**GIVEN DATA:**
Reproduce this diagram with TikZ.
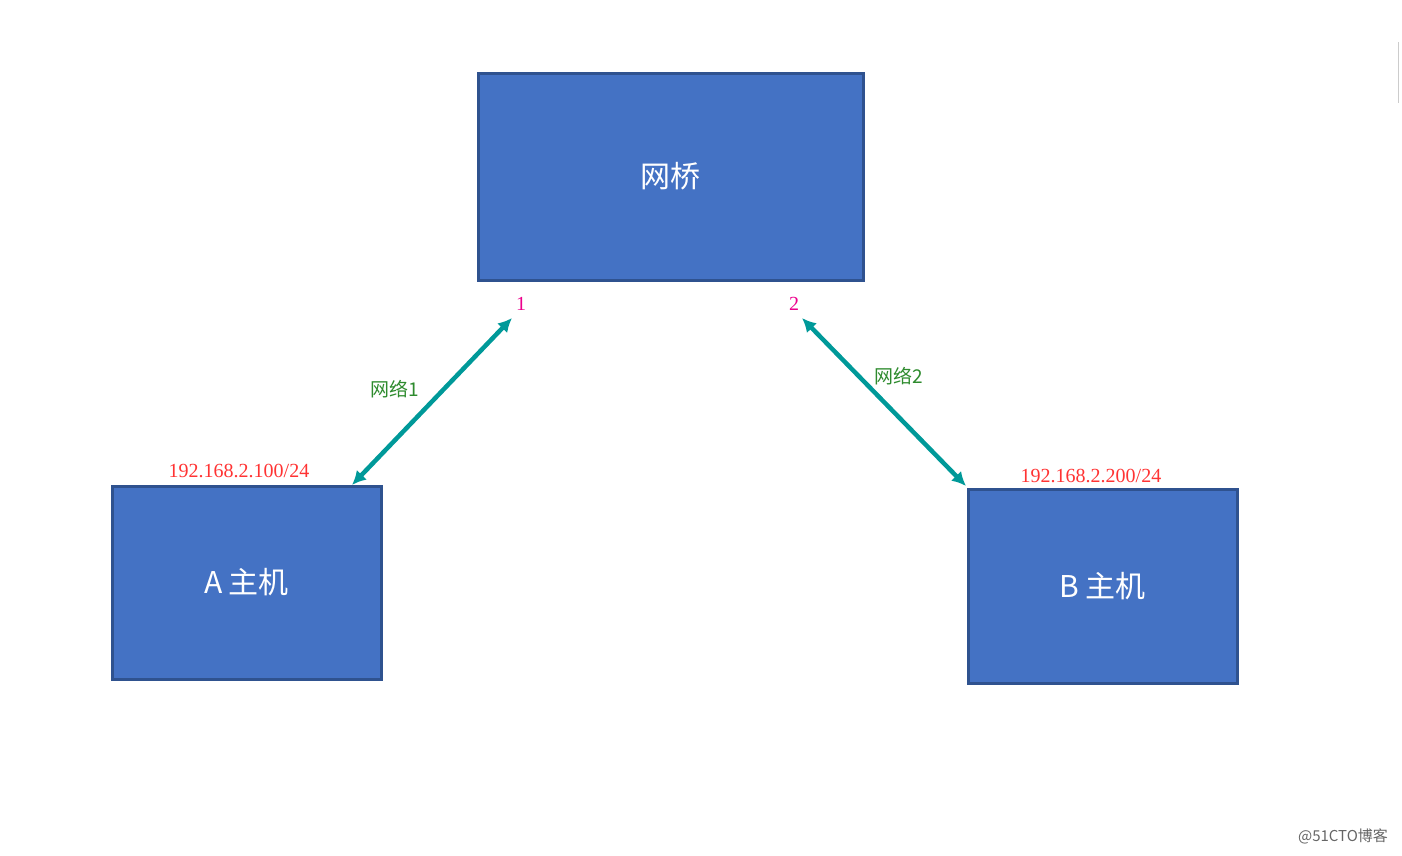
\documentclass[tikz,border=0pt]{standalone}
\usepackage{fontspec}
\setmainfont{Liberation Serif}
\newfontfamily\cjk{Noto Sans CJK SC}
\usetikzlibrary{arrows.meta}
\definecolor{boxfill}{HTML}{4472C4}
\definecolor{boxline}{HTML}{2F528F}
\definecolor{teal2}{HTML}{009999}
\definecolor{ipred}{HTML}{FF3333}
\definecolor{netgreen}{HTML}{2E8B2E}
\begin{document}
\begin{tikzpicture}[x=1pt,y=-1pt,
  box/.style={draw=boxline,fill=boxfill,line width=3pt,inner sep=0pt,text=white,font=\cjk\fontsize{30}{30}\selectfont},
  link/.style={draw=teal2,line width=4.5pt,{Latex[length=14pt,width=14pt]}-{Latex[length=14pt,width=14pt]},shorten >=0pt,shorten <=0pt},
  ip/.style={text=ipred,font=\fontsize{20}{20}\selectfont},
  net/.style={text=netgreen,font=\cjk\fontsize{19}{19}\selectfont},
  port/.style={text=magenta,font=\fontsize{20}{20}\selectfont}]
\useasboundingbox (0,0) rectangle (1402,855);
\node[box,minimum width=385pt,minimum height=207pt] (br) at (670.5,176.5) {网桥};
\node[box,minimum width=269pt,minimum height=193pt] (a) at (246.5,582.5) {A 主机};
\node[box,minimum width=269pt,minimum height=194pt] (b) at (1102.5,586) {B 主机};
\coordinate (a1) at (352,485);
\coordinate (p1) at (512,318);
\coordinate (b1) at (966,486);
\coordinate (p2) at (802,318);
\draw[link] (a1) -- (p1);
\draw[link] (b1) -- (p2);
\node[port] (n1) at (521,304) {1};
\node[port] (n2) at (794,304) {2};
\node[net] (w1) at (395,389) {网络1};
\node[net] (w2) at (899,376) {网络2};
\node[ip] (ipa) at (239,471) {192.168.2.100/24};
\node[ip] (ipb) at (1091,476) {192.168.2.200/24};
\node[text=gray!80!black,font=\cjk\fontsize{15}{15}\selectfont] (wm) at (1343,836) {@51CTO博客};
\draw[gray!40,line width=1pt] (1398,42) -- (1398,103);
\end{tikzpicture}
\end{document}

**WHAT THE TASK ASKS:** Keep the pictures out of the copy and return the rest of the data above exactly.

**THE REPLY:**
Reproduce this diagram with TikZ.
\documentclass[tikz,border=0pt]{standalone}
\usepackage{fontspec}
\setmainfont{Liberation Serif}
\newfontfamily\cjk{Noto Sans CJK SC}
\usetikzlibrary{arrows.meta}
\definecolor{boxfill}{HTML}{4472C4}
\definecolor{boxline}{HTML}{2F528F}
\definecolor{teal2}{HTML}{009999}
\definecolor{ipred}{HTML}{FF3333}
\definecolor{netgreen}{HTML}{2E8B2E}
\begin{document}
\begin{tikzpicture}[x=1pt,y=-1pt,
  box/.style={draw=boxline,fill=boxfill,line width=3pt,inner sep=0pt,text=white,font=\cjk\fontsize{30}{30}\selectfont},
  link/.style={draw=teal2,line width=4.5pt,{Latex[length=14pt,width=14pt]}-{Latex[length=14pt,width=14pt]},shorten >=0pt,shorten <=0pt},
  ip/.style={text=ipred,font=\fontsize{20}{20}\selectfont},
  net/.style={text=netgreen,font=\cjk\fontsize{19}{19}\selectfont},
  port/.style={text=magenta,font=\fontsize{20}{20}\selectfont}]
\useasboundingbox (0,0) rectangle (1402,855);
\node[box,minimum width=385pt,minimum height=207pt] (br) at (670.5,176.5) {网桥};
\node[box,minimum width=269pt,minimum height=193pt] (a) at (246.5,582.5) {A 主机};
\node[box,minimum width=269pt,minimum height=194pt] (b) at (1102.5,586) {B 主机};
\coordinate (a1) at (352,485);
\coordinate (p1) at (512,318);
\coordinate (b1) at (966,486);
\coordinate (p2) at (802,318);
\draw[link] (a1) -- (p1);
\draw[link] (b1) -- (p2);
\node[port] (n1) at (521,304) {1};
\node[port] (n2) at (794,304) {2};
\node[net] (w1) at (395,389) {网络1};
\node[net] (w2) at (899,376) {网络2};
\node[ip] (ipa) at (239,471) {192.168.2.100/24};
\node[ip] (ipb) at (1091,476) {192.168.2.200/24};
\node[text=gray!80!black,font=\cjk\fontsize{15}{15}\selectfont] (wm) at (1343,836) {@51CTO博客};
\draw[gray!40,line width=1pt] (1398,42) -- (1398,103);
\end{tikzpicture}
\end{document}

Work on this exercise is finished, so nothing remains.